As we shuddered on we searched for anywhere that might take us, but all the parking signs were only for parking at shops. Cars lined the streets but we really didn’t fancy sleeping on the roadside, not in a town, so we jittered on over the River Prut (its tarmac bridge giving a moment of respite) and past a huge queue of traffic waiting to get into the city as we left. An almost total lack of road signs ended with us inevitably getting a bit lost. Jay gallantly jumped out at a petrol station and asked where we were, but the attendant and other petrol purchasers couldn’t comprehend that we didn’t know where we were because we didn’t know where we were going. It’s true we hadn’t actually decided on a destination, we were going to drive until we found something nice.
Working out by the sun’s shadow on the road that we were now going east, we made a u-turn and headed back in the direction we had come. I’m pretty sure that by avoiding the huge queue of cars we had passed going into the city, we hit the road of huge potholes that they were queueing to avoid. Still we made it round them all in one piece (almost, a screw on Dave’s front grill has worked itself loose) and finally, finally picked up the main road west. Tempers were wearing thin in Dave’s cab, but the smoothish road and a road sign for Kolomyja (Коломия), a town mentioned in our Lonely Planet guide as being tourist friendly helped to ease things.
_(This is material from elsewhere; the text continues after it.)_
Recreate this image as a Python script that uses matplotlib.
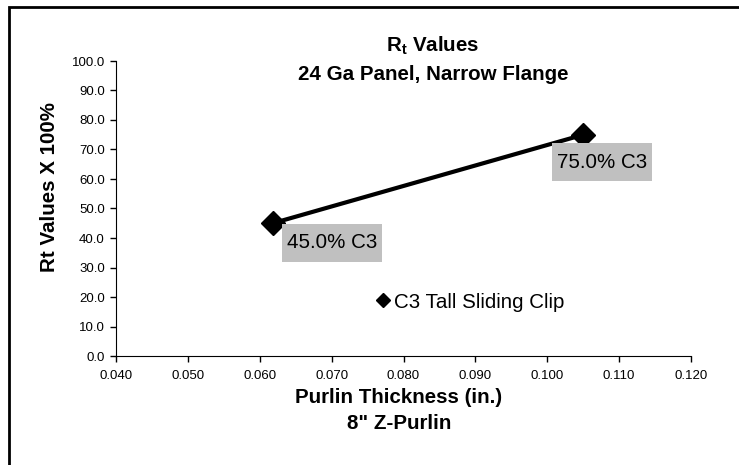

We passed a nice looking hotel complex and by nice looking I mean sort of western looking and almost pulled in. Fate had the train coming and the level crossing down, so instead of joining the queue we turned around and stopped at Restaurant Astoria. I headed into what I thought was a hotel, but found only a bar and stage with DJ kit on it. At the bar were several young fellas having a drink, one of them looked at me and obviously asked what I wanted. I said I was looking for reception and he led me out of the building, across the car park and to a smaller building opposite. He then got some room keys from the cleaner and was about to show me the rooms when I stopped him and in my best mime tried to explain that we wanted to stop in Dave. Finally ‘sleep in machine’ got the message through. I asked him how much to stay and he shook his head before proceeding to show me the best places to park in the car park – and pointed to the unmanned security hut.
We parked up Dave out of the way behind the main car park and next to the church. As Jay took Charlie for a walk a couple of Ladas parked up and people got out in their party gear brandishing boxes of chocolates and bottles of vodka. The bloke who had shown me the parking spaces reappeared with a few more fellas, one of who spoke Spanish and was therefore designated as spokesman – in Spanish. They moved a car and a van to make a space for us tucked into the corner of the front car park and then all shook our hands, thanked us and left. We’re not sure if they are anything to do with the hotel complex, but everyone seems friendly enough. We’ve been inside for a large beer (£1) and a bottle of sprite (80p), and sat at the bar surrounded by white and pink bunting as more people arrived and went upstairs. Is it a wedding? we asked, ‘happy birthday’ someone replied, of course it’s Friday night – we hadn’t realised. Was it really only a week ago we were dodging the traffic in Bucharest?
We’re settled in, using the hotel’s free wifi and have had a curry for tea. The birthday party is in full swing with whoops and cheers coming from the bar area and the DJ has begun. But there’s no rest for us, we need to do some serious planning as the roads are rubbish and we’ve a week to get to Poland. Our mobile data contracts are very limited here in Ukraine (which isn’t part of Europe if you ask any mobile phone organisation!) so we’re going to rely on wifi – so we might not get a post out every day, but we’ll write them and put them up as soon as we can.
I have to say despite the warm welcome from everyone, my nerves are still on edge and I’m shattered from just trying to get here today. Even though I’ve seen four people out walking their cow and several good memorials as we’ve driven along, I’m still looking forward to reaching Poland right now – and that’s not a thing you hear every day in team Dave! Hopefully things will change as I get over my new country nerves.